:: SOURCE MATERIAL ::
╔══
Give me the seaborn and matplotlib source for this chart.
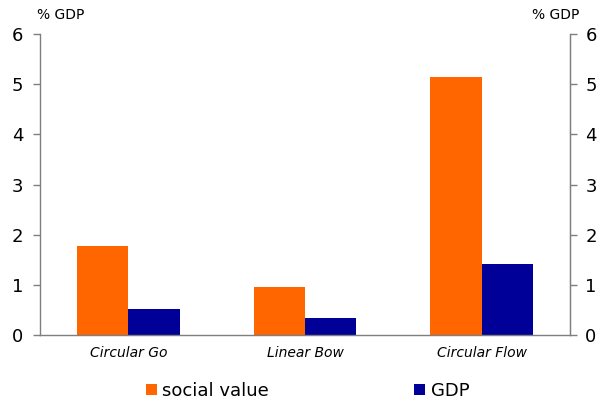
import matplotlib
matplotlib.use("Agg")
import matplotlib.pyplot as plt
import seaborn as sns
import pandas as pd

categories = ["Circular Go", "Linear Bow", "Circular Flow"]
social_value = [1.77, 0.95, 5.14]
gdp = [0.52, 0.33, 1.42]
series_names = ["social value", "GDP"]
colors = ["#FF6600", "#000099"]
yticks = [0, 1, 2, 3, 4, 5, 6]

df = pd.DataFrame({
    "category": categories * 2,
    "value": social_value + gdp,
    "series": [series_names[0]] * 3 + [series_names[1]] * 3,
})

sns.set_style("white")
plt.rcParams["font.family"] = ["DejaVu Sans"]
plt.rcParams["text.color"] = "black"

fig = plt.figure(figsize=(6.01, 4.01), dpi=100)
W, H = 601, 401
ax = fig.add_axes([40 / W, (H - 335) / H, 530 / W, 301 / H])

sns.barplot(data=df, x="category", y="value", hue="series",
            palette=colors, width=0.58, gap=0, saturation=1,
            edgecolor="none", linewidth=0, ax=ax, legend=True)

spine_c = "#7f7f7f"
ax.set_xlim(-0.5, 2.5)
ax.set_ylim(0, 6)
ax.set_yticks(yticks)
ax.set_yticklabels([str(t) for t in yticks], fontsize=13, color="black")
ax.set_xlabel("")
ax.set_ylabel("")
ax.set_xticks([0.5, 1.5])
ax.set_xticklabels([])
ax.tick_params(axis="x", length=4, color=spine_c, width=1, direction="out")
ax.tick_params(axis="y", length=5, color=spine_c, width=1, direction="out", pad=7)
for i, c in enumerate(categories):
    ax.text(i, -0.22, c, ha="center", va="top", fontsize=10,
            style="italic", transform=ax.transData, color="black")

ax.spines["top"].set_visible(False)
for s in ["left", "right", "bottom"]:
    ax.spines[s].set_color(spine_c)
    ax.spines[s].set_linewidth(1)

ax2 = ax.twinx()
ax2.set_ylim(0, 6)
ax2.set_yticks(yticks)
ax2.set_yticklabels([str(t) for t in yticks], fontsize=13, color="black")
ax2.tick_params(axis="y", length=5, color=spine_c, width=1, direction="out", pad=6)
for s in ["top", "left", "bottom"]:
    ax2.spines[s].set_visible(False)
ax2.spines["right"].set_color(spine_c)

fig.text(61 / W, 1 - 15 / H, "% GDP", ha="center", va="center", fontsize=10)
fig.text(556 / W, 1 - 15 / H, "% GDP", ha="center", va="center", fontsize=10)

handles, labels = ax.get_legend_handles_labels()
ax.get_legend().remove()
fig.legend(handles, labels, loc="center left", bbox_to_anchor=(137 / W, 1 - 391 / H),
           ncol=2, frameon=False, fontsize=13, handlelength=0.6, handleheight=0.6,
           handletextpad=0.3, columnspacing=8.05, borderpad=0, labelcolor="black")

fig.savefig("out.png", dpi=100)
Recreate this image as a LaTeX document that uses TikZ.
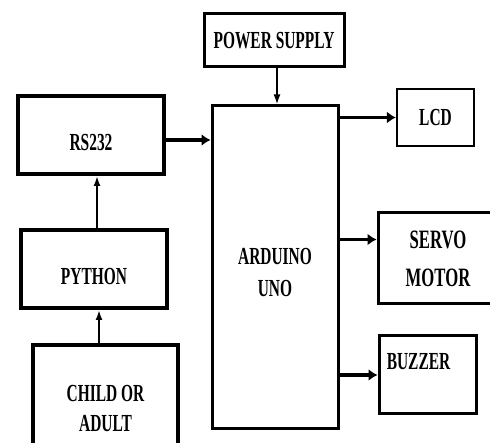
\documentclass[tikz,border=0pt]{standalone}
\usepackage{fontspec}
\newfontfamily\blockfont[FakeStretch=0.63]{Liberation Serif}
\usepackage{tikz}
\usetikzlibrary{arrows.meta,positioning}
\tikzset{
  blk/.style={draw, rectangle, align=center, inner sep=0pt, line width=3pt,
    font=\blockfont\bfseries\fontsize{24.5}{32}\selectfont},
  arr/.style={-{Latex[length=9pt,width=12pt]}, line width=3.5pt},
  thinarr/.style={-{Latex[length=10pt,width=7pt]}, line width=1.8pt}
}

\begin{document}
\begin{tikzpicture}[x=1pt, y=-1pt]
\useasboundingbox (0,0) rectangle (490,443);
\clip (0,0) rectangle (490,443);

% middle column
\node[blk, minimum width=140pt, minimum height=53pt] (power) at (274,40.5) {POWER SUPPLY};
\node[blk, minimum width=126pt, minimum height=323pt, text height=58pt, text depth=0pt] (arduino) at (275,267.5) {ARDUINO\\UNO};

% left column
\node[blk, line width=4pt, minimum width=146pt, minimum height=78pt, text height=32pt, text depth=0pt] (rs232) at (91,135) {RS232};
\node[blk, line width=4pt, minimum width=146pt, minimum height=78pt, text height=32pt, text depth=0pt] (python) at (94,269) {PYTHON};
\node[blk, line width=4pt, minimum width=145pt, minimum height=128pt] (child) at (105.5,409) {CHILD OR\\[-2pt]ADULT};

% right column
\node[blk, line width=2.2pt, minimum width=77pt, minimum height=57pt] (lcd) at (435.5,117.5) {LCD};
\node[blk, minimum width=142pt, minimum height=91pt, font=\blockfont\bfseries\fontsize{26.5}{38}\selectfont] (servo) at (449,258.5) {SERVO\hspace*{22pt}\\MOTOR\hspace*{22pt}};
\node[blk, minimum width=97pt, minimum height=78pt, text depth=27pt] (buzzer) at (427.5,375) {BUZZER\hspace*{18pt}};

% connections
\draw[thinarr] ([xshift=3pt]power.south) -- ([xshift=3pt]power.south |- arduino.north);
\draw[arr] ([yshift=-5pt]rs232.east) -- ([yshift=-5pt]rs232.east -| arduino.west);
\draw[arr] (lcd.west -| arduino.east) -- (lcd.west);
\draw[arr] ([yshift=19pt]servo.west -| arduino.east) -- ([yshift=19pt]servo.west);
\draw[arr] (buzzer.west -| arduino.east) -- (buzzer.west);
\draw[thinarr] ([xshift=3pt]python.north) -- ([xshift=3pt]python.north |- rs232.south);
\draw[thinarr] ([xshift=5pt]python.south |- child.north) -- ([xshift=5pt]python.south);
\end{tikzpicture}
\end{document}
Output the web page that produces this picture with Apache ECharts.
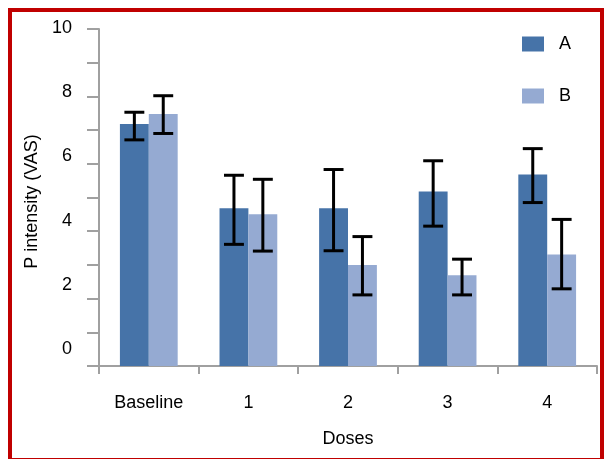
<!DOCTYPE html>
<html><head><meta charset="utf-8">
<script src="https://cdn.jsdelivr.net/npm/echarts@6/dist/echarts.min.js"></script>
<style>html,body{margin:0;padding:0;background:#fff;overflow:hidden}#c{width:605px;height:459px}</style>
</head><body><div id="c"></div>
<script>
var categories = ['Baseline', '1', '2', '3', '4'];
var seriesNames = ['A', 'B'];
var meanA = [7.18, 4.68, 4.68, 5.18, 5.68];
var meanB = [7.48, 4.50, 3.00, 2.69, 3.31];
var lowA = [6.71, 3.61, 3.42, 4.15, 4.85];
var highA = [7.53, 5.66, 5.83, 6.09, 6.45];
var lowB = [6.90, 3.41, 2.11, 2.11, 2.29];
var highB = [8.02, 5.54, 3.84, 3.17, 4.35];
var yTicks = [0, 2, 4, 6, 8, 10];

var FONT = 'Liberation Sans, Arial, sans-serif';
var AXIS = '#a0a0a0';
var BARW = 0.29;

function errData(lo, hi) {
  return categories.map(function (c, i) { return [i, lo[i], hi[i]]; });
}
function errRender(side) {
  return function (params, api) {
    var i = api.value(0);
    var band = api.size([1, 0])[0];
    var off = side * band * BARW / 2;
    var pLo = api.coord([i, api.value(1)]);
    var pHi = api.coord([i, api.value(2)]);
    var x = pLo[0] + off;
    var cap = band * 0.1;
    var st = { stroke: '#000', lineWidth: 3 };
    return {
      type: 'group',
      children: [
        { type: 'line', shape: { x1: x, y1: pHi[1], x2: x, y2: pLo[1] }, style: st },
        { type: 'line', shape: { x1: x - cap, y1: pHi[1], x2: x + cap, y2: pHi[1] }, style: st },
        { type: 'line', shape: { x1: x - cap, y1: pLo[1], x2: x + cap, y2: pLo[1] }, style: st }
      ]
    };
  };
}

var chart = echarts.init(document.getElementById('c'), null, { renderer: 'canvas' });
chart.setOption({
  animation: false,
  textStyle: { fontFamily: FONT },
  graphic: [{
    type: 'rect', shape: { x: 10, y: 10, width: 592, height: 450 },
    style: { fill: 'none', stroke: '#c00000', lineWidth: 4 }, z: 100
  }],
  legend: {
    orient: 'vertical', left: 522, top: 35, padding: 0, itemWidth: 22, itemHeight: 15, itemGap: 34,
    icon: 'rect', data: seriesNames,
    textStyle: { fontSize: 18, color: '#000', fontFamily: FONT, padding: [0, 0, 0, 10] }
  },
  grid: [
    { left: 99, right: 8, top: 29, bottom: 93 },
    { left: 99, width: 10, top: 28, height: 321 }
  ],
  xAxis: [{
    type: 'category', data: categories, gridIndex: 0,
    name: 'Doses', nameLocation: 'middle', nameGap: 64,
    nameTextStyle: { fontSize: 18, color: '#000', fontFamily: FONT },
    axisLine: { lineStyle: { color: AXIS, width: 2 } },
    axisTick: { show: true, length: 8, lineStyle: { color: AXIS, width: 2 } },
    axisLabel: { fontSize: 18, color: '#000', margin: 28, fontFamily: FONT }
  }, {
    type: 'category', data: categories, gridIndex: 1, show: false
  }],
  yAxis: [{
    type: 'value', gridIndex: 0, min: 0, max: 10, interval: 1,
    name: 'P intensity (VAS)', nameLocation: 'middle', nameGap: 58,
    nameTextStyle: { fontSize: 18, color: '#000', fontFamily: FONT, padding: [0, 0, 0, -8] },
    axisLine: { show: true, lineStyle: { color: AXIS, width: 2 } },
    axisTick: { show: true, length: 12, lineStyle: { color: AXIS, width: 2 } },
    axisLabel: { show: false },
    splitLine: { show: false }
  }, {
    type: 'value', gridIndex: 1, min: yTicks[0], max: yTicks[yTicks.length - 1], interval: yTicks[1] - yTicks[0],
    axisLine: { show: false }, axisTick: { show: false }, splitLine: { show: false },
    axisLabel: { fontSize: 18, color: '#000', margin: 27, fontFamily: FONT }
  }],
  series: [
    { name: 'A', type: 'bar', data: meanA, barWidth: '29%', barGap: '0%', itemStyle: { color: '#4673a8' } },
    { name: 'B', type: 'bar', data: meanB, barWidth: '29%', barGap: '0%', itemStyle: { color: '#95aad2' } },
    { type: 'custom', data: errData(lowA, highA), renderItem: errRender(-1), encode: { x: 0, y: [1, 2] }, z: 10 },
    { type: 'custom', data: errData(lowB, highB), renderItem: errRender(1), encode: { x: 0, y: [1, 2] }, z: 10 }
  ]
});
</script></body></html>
╚══
:: AIM OF THE TASK ::
The lines from the start of the entries above through the one containing "import pandas as pd" are to be retyped exactly, and no others. Pictures are left out.

:: EXERCISE OUTPUT ::
Give me the seaborn and matplotlib source for this chart.
import matplotlib
matplotlib.use("Agg")
import matplotlib.pyplot as plt
import seaborn as sns
import pandas as pd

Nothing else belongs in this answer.